Prompt. Exactly retype the lines from the top of the data through the line containing "(0,0) rectangle (742,-745);", leaving out every picture.

▬▬▬▬▬▬▬▬▬▬

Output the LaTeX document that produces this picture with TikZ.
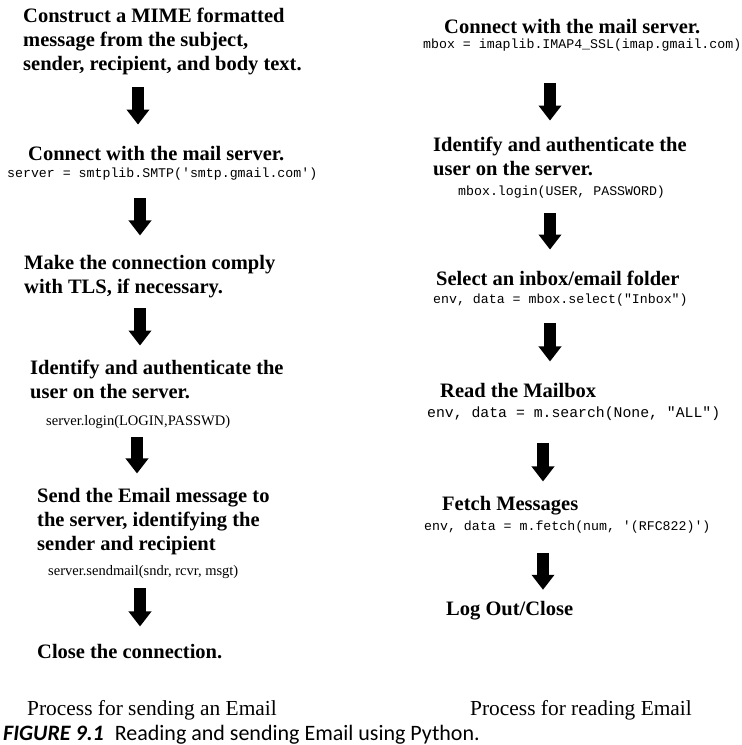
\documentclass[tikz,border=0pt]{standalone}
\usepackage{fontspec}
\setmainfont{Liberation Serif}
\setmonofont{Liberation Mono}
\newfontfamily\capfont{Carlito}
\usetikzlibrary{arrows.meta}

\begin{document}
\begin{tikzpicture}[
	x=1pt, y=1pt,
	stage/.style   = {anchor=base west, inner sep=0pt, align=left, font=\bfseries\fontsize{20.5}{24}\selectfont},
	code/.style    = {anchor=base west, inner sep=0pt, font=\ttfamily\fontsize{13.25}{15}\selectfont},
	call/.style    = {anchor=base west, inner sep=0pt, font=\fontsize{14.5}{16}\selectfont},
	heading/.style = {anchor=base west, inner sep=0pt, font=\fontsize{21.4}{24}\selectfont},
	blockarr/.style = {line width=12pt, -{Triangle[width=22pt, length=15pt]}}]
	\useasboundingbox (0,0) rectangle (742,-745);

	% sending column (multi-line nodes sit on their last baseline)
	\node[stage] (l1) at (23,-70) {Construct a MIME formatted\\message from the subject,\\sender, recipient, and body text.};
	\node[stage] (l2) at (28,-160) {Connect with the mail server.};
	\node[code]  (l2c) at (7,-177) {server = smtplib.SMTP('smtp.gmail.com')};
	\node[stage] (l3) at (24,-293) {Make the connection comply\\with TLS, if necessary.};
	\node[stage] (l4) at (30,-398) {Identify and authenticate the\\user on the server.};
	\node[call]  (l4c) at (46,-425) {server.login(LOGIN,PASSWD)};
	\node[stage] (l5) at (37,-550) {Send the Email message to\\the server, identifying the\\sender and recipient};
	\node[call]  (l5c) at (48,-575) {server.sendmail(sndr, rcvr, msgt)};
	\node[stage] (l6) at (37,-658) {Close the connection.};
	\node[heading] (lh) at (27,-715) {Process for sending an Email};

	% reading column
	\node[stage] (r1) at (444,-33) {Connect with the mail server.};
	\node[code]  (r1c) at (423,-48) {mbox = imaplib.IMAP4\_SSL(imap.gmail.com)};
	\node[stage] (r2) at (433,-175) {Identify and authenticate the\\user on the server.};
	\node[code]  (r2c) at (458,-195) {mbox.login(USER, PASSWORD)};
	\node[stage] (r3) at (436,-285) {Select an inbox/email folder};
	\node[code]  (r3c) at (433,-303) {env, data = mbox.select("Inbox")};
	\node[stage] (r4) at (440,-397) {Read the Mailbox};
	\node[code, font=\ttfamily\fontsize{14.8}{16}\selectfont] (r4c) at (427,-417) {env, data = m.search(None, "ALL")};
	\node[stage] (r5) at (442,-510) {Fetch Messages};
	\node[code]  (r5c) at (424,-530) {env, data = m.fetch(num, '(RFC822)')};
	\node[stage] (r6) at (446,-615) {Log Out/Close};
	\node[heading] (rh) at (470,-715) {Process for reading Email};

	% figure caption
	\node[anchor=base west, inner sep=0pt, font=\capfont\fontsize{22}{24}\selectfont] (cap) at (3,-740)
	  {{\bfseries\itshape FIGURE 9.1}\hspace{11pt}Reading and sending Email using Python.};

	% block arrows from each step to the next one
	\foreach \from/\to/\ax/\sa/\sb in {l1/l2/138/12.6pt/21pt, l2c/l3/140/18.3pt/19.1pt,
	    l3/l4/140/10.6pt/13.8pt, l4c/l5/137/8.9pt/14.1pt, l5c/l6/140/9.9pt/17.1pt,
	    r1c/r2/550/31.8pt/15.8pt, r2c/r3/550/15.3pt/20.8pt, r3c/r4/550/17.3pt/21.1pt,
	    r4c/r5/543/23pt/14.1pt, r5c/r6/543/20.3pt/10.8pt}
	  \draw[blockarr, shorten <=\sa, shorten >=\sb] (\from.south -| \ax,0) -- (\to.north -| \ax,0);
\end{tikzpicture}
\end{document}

▬▬▬▬▬▬▬▬▬▬

Full solution.
Output the LaTeX document that produces this picture with TikZ.
\documentclass[tikz,border=0pt]{standalone}
\usepackage{fontspec}
\setmainfont{Liberation Serif}
\setmonofont{Liberation Mono}
\newfontfamily\capfont{Carlito}
\usetikzlibrary{arrows.meta}

\begin{document}
\begin{tikzpicture}[
	x=1pt, y=1pt,
	stage/.style   = {anchor=base west, inner sep=0pt, align=left, font=\bfseries\fontsize{20.5}{24}\selectfont},
	code/.style    = {anchor=base west, inner sep=0pt, font=\ttfamily\fontsize{13.25}{15}\selectfont},
	call/.style    = {anchor=base west, inner sep=0pt, font=\fontsize{14.5}{16}\selectfont},
	heading/.style = {anchor=base west, inner sep=0pt, font=\fontsize{21.4}{24}\selectfont},
	blockarr/.style = {line width=12pt, -{Triangle[width=22pt, length=15pt]}}]
	\useasboundingbox (0,0) rectangle (742,-745);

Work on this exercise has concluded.